COLLECTED MATERIAL |
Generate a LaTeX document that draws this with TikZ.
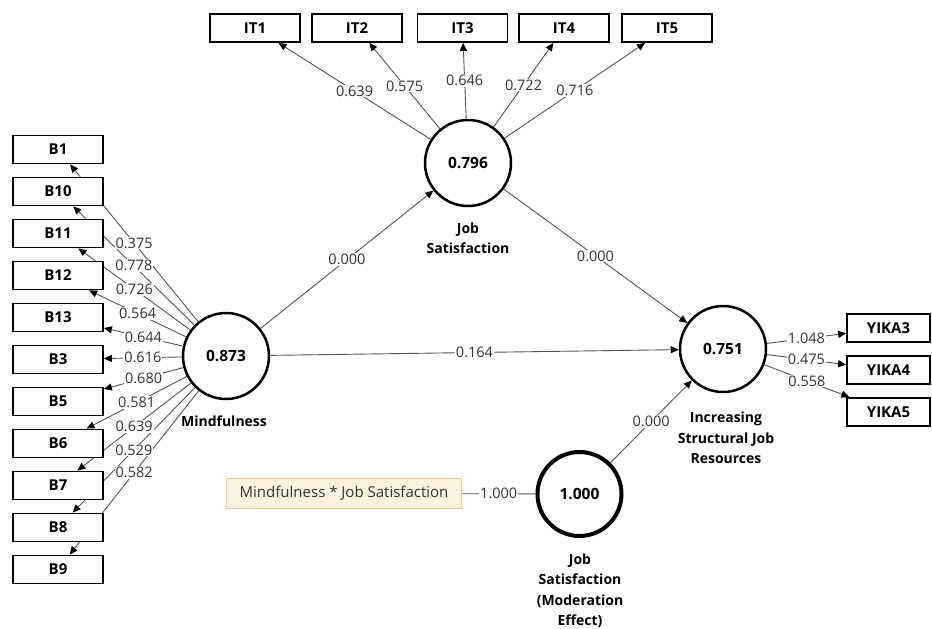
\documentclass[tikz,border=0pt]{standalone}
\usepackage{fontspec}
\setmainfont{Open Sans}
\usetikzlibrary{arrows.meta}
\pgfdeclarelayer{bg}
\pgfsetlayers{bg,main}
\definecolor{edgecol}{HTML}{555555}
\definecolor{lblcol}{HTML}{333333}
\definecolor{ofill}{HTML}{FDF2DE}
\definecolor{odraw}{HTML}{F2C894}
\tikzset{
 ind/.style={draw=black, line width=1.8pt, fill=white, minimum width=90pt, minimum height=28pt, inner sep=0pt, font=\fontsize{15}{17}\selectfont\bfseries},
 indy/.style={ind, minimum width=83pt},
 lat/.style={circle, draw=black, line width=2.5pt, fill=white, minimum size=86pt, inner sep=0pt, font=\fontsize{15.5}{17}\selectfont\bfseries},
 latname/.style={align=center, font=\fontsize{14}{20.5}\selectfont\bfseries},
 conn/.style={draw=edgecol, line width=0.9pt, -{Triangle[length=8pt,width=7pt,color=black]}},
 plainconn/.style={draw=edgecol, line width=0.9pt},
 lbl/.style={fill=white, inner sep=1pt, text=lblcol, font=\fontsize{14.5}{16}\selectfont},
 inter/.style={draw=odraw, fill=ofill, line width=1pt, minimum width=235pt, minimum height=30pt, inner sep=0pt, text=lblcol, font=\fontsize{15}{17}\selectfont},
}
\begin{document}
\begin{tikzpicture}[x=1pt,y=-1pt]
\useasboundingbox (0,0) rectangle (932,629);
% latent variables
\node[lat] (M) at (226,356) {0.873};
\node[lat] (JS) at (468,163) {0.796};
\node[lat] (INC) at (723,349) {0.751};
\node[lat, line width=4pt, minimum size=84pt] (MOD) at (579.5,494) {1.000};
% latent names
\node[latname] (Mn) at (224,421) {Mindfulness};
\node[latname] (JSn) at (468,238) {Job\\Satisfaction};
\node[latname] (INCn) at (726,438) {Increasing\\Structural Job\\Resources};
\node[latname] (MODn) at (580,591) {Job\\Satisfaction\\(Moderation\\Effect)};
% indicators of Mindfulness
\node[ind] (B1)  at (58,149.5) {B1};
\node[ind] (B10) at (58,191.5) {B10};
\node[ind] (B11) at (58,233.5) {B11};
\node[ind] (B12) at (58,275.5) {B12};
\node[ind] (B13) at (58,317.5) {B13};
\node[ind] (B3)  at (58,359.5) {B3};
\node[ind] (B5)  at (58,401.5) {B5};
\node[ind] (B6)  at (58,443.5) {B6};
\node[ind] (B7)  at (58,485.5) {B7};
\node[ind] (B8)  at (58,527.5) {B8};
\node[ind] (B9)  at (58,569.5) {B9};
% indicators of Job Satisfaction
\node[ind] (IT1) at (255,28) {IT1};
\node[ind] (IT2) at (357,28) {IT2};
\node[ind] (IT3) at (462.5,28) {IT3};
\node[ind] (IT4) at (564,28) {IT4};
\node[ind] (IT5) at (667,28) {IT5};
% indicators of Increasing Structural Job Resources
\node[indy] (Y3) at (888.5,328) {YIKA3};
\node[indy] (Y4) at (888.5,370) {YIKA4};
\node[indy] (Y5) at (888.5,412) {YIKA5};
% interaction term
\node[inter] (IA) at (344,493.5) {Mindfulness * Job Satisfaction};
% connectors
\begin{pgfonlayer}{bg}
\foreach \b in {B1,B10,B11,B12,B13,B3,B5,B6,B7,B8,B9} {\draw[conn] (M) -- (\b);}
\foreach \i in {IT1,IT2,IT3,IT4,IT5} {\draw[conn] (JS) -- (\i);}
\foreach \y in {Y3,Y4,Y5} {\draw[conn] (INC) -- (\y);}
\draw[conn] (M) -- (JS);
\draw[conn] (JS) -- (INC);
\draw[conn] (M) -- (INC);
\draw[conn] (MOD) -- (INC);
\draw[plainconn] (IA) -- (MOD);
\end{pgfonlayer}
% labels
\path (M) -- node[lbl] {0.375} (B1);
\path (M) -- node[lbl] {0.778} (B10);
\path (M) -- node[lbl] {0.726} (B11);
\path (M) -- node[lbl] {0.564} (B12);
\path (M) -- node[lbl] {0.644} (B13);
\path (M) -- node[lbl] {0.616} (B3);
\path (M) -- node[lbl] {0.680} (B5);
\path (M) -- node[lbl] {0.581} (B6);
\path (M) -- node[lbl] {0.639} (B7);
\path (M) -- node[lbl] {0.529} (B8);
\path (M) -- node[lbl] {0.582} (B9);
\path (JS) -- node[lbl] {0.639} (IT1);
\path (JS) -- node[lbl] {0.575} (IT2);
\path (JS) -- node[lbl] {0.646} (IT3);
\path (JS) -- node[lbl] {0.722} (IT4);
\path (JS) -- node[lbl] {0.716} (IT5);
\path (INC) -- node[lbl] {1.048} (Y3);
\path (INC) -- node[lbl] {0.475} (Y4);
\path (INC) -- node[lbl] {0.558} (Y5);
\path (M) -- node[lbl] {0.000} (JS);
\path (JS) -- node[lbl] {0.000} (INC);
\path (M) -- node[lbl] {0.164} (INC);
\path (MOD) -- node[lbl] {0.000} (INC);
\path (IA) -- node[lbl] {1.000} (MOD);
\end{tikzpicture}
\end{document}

TASK OBJECTIVE |
Give an exact reproduction of every line, leaving out any picture.

CORRECT RESPONSE |
Generate a LaTeX document that draws this with TikZ.
\documentclass[tikz,border=0pt]{standalone}
\usepackage{fontspec}
\setmainfont{Open Sans}
\usetikzlibrary{arrows.meta}
\pgfdeclarelayer{bg}
\pgfsetlayers{bg,main}
\definecolor{edgecol}{HTML}{555555}
\definecolor{lblcol}{HTML}{333333}
\definecolor{ofill}{HTML}{FDF2DE}
\definecolor{odraw}{HTML}{F2C894}
\tikzset{
 ind/.style={draw=black, line width=1.8pt, fill=white, minimum width=90pt, minimum height=28pt, inner sep=0pt, font=\fontsize{15}{17}\selectfont\bfseries},
 indy/.style={ind, minimum width=83pt},
 lat/.style={circle, draw=black, line width=2.5pt, fill=white, minimum size=86pt, inner sep=0pt, font=\fontsize{15.5}{17}\selectfont\bfseries},
 latname/.style={align=center, font=\fontsize{14}{20.5}\selectfont\bfseries},
 conn/.style={draw=edgecol, line width=0.9pt, -{Triangle[length=8pt,width=7pt,color=black]}},
 plainconn/.style={draw=edgecol, line width=0.9pt},
 lbl/.style={fill=white, inner sep=1pt, text=lblcol, font=\fontsize{14.5}{16}\selectfont},
 inter/.style={draw=odraw, fill=ofill, line width=1pt, minimum width=235pt, minimum height=30pt, inner sep=0pt, text=lblcol, font=\fontsize{15}{17}\selectfont},
}
\begin{document}
\begin{tikzpicture}[x=1pt,y=-1pt]
\useasboundingbox (0,0) rectangle (932,629);
% latent variables
\node[lat] (M) at (226,356) {0.873};
\node[lat] (JS) at (468,163) {0.796};
\node[lat] (INC) at (723,349) {0.751};
\node[lat, line width=4pt, minimum size=84pt] (MOD) at (579.5,494) {1.000};
% latent names
\node[latname] (Mn) at (224,421) {Mindfulness};
\node[latname] (JSn) at (468,238) {Job\\Satisfaction};
\node[latname] (INCn) at (726,438) {Increasing\\Structural Job\\Resources};
\node[latname] (MODn) at (580,591) {Job\\Satisfaction\\(Moderation\\Effect)};
% indicators of Mindfulness
\node[ind] (B1)  at (58,149.5) {B1};
\node[ind] (B10) at (58,191.5) {B10};
\node[ind] (B11) at (58,233.5) {B11};
\node[ind] (B12) at (58,275.5) {B12};
\node[ind] (B13) at (58,317.5) {B13};
\node[ind] (B3)  at (58,359.5) {B3};
\node[ind] (B5)  at (58,401.5) {B5};
\node[ind] (B6)  at (58,443.5) {B6};
\node[ind] (B7)  at (58,485.5) {B7};
\node[ind] (B8)  at (58,527.5) {B8};
\node[ind] (B9)  at (58,569.5) {B9};
% indicators of Job Satisfaction
\node[ind] (IT1) at (255,28) {IT1};
\node[ind] (IT2) at (357,28) {IT2};
\node[ind] (IT3) at (462.5,28) {IT3};
\node[ind] (IT4) at (564,28) {IT4};
\node[ind] (IT5) at (667,28) {IT5};
% indicators of Increasing Structural Job Resources
\node[indy] (Y3) at (888.5,328) {YIKA3};
\node[indy] (Y4) at (888.5,370) {YIKA4};
\node[indy] (Y5) at (888.5,412) {YIKA5};
% interaction term
\node[inter] (IA) at (344,493.5) {Mindfulness * Job Satisfaction};
% connectors
\begin{pgfonlayer}{bg}
\foreach \b in {B1,B10,B11,B12,B13,B3,B5,B6,B7,B8,B9} {\draw[conn] (M) -- (\b);}
\foreach \i in {IT1,IT2,IT3,IT4,IT5} {\draw[conn] (JS) -- (\i);}
\foreach \y in {Y3,Y4,Y5} {\draw[conn] (INC) -- (\y);}
\draw[conn] (M) -- (JS);
\draw[conn] (JS) -- (INC);
\draw[conn] (M) -- (INC);
\draw[conn] (MOD) -- (INC);
\draw[plainconn] (IA) -- (MOD);
\end{pgfonlayer}
% labels
\path (M) -- node[lbl] {0.375} (B1);
\path (M) -- node[lbl] {0.778} (B10);
\path (M) -- node[lbl] {0.726} (B11);
\path (M) -- node[lbl] {0.564} (B12);
\path (M) -- node[lbl] {0.644} (B13);
\path (M) -- node[lbl] {0.616} (B3);
\path (M) -- node[lbl] {0.680} (B5);
\path (M) -- node[lbl] {0.581} (B6);
\path (M) -- node[lbl] {0.639} (B7);
\path (M) -- node[lbl] {0.529} (B8);
\path (M) -- node[lbl] {0.582} (B9);
\path (JS) -- node[lbl] {0.639} (IT1);
\path (JS) -- node[lbl] {0.575} (IT2);
\path (JS) -- node[lbl] {0.646} (IT3);
\path (JS) -- node[lbl] {0.722} (IT4);
\path (JS) -- node[lbl] {0.716} (IT5);
\path (INC) -- node[lbl] {1.048} (Y3);
\path (INC) -- node[lbl] {0.475} (Y4);
\path (INC) -- node[lbl] {0.558} (Y5);
\path (M) -- node[lbl] {0.000} (JS);
\path (JS) -- node[lbl] {0.000} (INC);
\path (M) -- node[lbl] {0.164} (INC);
\path (MOD) -- node[lbl] {0.000} (INC);
\path (IA) -- node[lbl] {1.000} (MOD);
\end{tikzpicture}
\end{document}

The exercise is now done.